The county adopted a revised five‑year strategic plan that adds facilitating a local land conservation trust and directing staff to research a countywide FLOSS (floating local option sales tax) as tools to preserve land and reduce property tax burdens. The actions passed after workshop discussion and clarification of voluntary, grant‑based approaches.

The Effingham County Board of Commissioners on Nov. 18 adopted an updated five‑year strategic plan that adds two new priorities under “balanced growth”: facilitating creation of an Effingham County‑based land conservation trust and researching strategies to minimize property tax rates, including studying a countywide FLOSS (floating local option sales tax) referendum.

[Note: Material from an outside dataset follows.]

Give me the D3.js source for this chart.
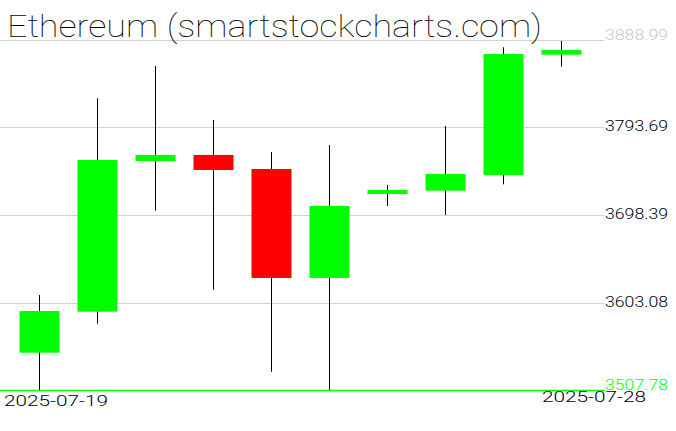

During a preparatory workshop, a staff presenter explained that a local conservation trust could provide a locally governed entity to hold conservation easements so owners who want tax benefits or to protect land need not rely on out‑of‑region organizations. The presenter said the Farmland Preservation Act creates a state program that provides grant opportunities to preserve farmland and that a trust is often required to hold protective easements.

“[A] trust would have to have certain protective covenants… to be eligible for the funds,” staff said when describing how the state program would operate. The presenter emphasized that participation by property owners would be voluntary.

On taxes, staff proposed revising the service‑delivery goal to add minimizing the property tax burden for homeowners and listed a set of action items to research ways to reduce property taxes. Commissioners discussed a FLOSS — a state‑authorized local sales tax that must be approved by countywide referendum and requires participating cities to sign on — as one possible tool. Staff provided an illustrative revenue estimate, saying an additional penny could yield roughly $24 million annually countywide, which could translate into several mills of rollback when shared across jurisdictions.

Supporters argued the approach gives voters choices about shifting the tax mix and can be structured to show explicit rollback benefits. Several commissioners urged robust public education so voters understand that a rollback is intended to keep total revenue stable rather than be framed as an across‑the‑board tax cut.

The board approved the strategic plan with the proposed additions and performance measures, with staff instructed to return with research and outreach plans for any proposal requiring a referendum. No condemnation or forced acquisitions were included in the plan; staff emphasized all conservation and preservation options depend on willing sellers.